Re: [boost] RFC: Boost.XML API prototype in the sandbox

12 Jul 2007

      Stefan Seefeld wrote:
...
I would appreciate if anybody interested into a future boost.xml
submission would have a look, provide feedback, or even get
involved into the (ongoing) development.
Hi,

Haven't looked at the reader component yet, so this will be about the
node tree part only.

I'm not at all happy with the node tree. It seems to me like it is
taking the worst parts of the W3C DOM and leaving out the few advantages
it has.

The proposed API shares these problems with the DOM:
1) Very verbose.
2) Indirect node construction. I can't create an element by
instantiating the class element - it has a protected constructor.
Instances are created through some sort of factory, typically by calling
methods of document and element that create children and return them.
This is not a very natural syntax.

The API has some additional disadvantages:
1) No real namespace support. To create an element in a given namespace,
I have to register a prefix and then use the prefix in the element name.
Worse, to find out the namespace of an element, I have to parse the
string for the prefix (it's one find and one substr operator, but still)
and then look it up to find the full namespace URI. (Depending on the
semantics of element::lookup_namespace, I might have to walk the tree
for that.) Given that some documents, especially generated ones,
sometimes have multiple binding for the same namespace, this is overly
tedious. Namespace URI and local name of an element should be
first-class properties. The prefix:local convention is really just a
hack - in the Infoset view of the information, it doesn't even exist.
(The prefix does, the combined name doesn't. See 2.2 of the XML Infoset
spec.)
2) Not an existing standard. Whatever else you can say for the DOM, it
is well-known. Whatever your language - Java, C#, PHP, JavaScript, C++
with Xerces - the DOM is, minor variations in capitalization aside, a
constant. By providing essentially the same functionality, but through a
slightly different interface, you lose the recognition value of the DOM
without gaining much. (You're avoiding the full complexity of the DOM,
which is a good thing.)
3) Not as extensive. I'm not talking about the annoying multiple
redundancy of the DOM here, but of low-level functionality such as
preserving entity references in the node tree. For some low-level tasks,
this is important stuff. Not that the DOM is really extensive: it
provides no way, for example, to modify the document schema. (It allows
introspection, at least.)

The API has one clear advantage over the DOM: the use of iterators. The
DOM also has many shortcomings that the API, due to its restricted scope,
doesn't have. All in all, though, I think the chosen balance between
closeness to the DOM and doing something different and interesting is
not good.

There are some thing I simply consider mistakes:
1) cdata should derive from text.
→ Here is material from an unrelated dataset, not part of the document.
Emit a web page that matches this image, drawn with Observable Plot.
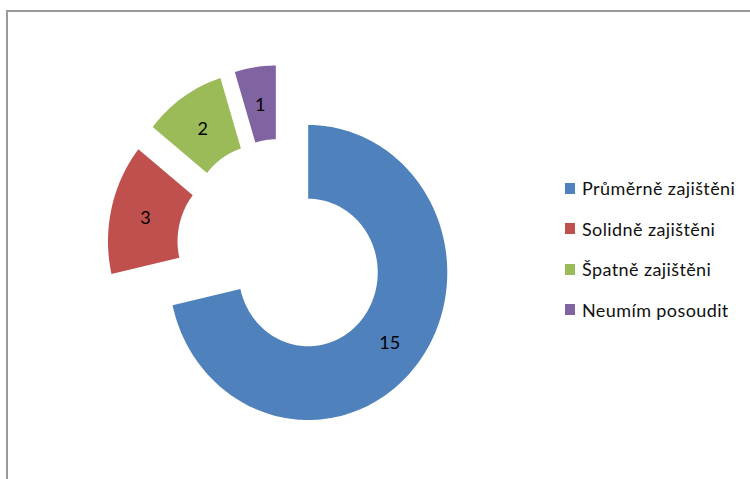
<!DOCTYPE html>
<html>
<head>
<meta charset="utf-8">
<script src="https://cdn.jsdelivr.net/npm/d3@7"></script>
<script src="https://cdn.jsdelivr.net/npm/@observablehq/plot@0.6"></script>
<style>
  html, body { margin: 0; padding: 0; background: #fff; }
  #wrap { position: relative; width: 750px; height: 479px; overflow: hidden; font-family: Lato, "Open Sans", sans-serif; }
  #wrap svg { position: absolute; left: 0; top: 0; }
  #frame { position: absolute; left: 6px; top: 10px; width: 800px; height: 600px;
           border-top: 2px solid #9a9a9a; border-left: 2px solid #9a9a9a; box-sizing: border-box; }
  #legend { position: absolute; left: 565px; top: 168px; }
  .row { display: flex; align-items: center; height: 40.5px; font-size: 18px; letter-spacing: 0.4px; color: #111; }
  .sw { width: 10px; height: 11px; margin-right: 7px; }
</style>
</head>
<body>
<div id="wrap"><div id="frame"></div><div id="legend"></div></div>
<script>
// ---- data ----
const categories = ["Průměrně zajištěni", "Solidně zajištěni", "Špatně zajištěni", "Neumím posoudit"];
const values = [15, 3, 2, 1];
const colors = ["#4F81BD", "#C0504D", "#9BBB59", "#8064A2"];

// ---- geometry (unit circle, mapped by Plot scales) ----
const inner = 0.5, outer = 1, explode = 0.25;
const pie = d3.pie().sort(null).value(d => d.value)(categories.map((c, i) => ({cat: c, value: values[i]})));

const polys = [];
const labels = [];
pie.forEach(s => {
  const mid = (s.startAngle + s.endAngle) / 2;
  const ox = explode * Math.sin(mid), oy = explode * Math.cos(mid);
  const n = Math.max(8, Math.ceil((s.endAngle - s.startAngle) / 0.02));
  let k = 0;
  for (let j = 0; j <= n; j++) {
    const a = s.startAngle + (s.endAngle - s.startAngle) * j / n;
    polys.push({cat: s.data.cat, k: k++, x: ox + outer * Math.sin(a), y: oy + outer * Math.cos(a)});
  }
  for (let j = n; j >= 0; j--) {
    const a = s.startAngle + (s.endAngle - s.startAngle) * j / n;
    polys.push({cat: s.data.cat, k: k++, x: ox + inner * Math.sin(a), y: oy + inner * Math.cos(a)});
  }
  const rm = (inner + outer) / 2;
  labels.push({text: String(s.data.value), x: ox + rm * Math.sin(mid), y: oy + rm * Math.cos(mid)});
});

const cx = 280.5, cy = 249, R = 147.5, sx = 0.943;

const chart = Plot.plot({
  width: 750,
  height: 479,
  margin: 0,
  x: {domain: [-1, 1], range: [cx - R * sx, cx + R * sx], axis: null},
  y: {domain: [-1, 1], range: [cy + R, cy - R], axis: null},
  color: {domain: categories, range: colors},
  style: {background: "transparent"},
  marks: [
    Plot.line(polys, {x: "x", y: "y", z: "cat", fill: "cat", stroke: null, curve: "linear-closed"}),
    Plot.text(labels, {x: "x", y: "y", text: "text", dy: 2, fontSize: 18, fill: "#000", fontFamily: "Lato, sans-serif"})
  ]
});
document.getElementById("wrap").appendChild(chart);

const leg = document.getElementById("legend");
categories.forEach((c, i) => {
  const row = document.createElement("div");
  row.className = "row";
  const sw = document.createElement("div");
  sw.className = "sw";
  sw.style.background = colors[i];
  const t = document.createElement("span");
  t.textContent = c;
  row.appendChild(sw);
  row.appendChild(t);
  leg.appendChild(row);
});
</script>
</body>
</html>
It's basically a special case that
only differs in its serialization from the general form.
2) You have a class dtd, but to access it you use
document::internal_subset. This dtd class doesn't provide access to the
internal subset however - only the document type declaration, after
which it is named, (Yes, the document type /definition/ has the same
abbreviation. Very unfortunate, that.)

Some more issues:
1) The whole node/node_ptr mess. From reading your earlier posts, I
thought that node and friends where value-like classes, that they
directly represent the nodes, whereas node_ptr was a special smart
pointer that provided the memory management and the shallow copying
semantics. Only, upon reading the code, I find that node_ptr contains an
instance of its element type, not a pointer to it, which means that node
and derived are the smart pointers with shallow copying and memory
management. Except that they don't: the pointers are never freed until
the entire owner document is destroyed. Or the node is explicitly
removed from its parent. Oh, and document is an exception to this
convention, because it actually is a value-style class.
That's not to say that this isn't a sensible overall strategy. It just
is extremely confusing given your naming conventions. As far as I can
see, the only thing node_ptr actually does is make access less
convenient by requiring indirection - and thus double indirection for
node iterators. (*i)->foo sucks, sorry. Apropos, why isn't node_iterator
written using the Boost.Iterator library?
2) write_to_file as a  member of document. This is asymmetric to
parse_file being a free factory function. It's also unnecessary and, in
my opinion, not a good idea for various reasons. One is the
aforementioned asymmetry. Another is the public interface size, as
mentioned in one of the Effective C++ books: write_to_file doesn't
actually need access to document's internals, because it just serializes
the node tree, right? (That it needs access to the contained libxml
pointer is a detail that shouldn't affect the interface. Make it a
friend if you have to, but implementations should have the option of not
making it one.)
There's more inconsistency here. The Efficient XML Interchange working
group is overdue again with their first working draft, but a binary,
compact serialization for XML _is_ in the works. Once they publish a
recommendation, there will be two official serializations of the XML
Infoset. And there are several unofficial ones already. Each one of
these needs a pair of parse/serialize functions. (Not necessarily
provided by the library, of course.) With write_to_file being a member,
it enjoys a unique status that it doesn't really deserve. It also enjoys
a very ambiguous name, as does parse_file.
Even leaving that aside, there's also the option of multiple
parse/serialize pairs just for a single format. They could take
alternative input sources: a boost::path instead of a std::string for
identification, for example. Or a std::istream as a data
source/std::ostream as a data sink. Or a boost::url, when such a class
is written, together with a pluggable communication framework for
transparently fetching network URLs. Or whatever.
Point is, all these are simple extensions to the system, but there is
inconsistency if one function is a member when no other can be.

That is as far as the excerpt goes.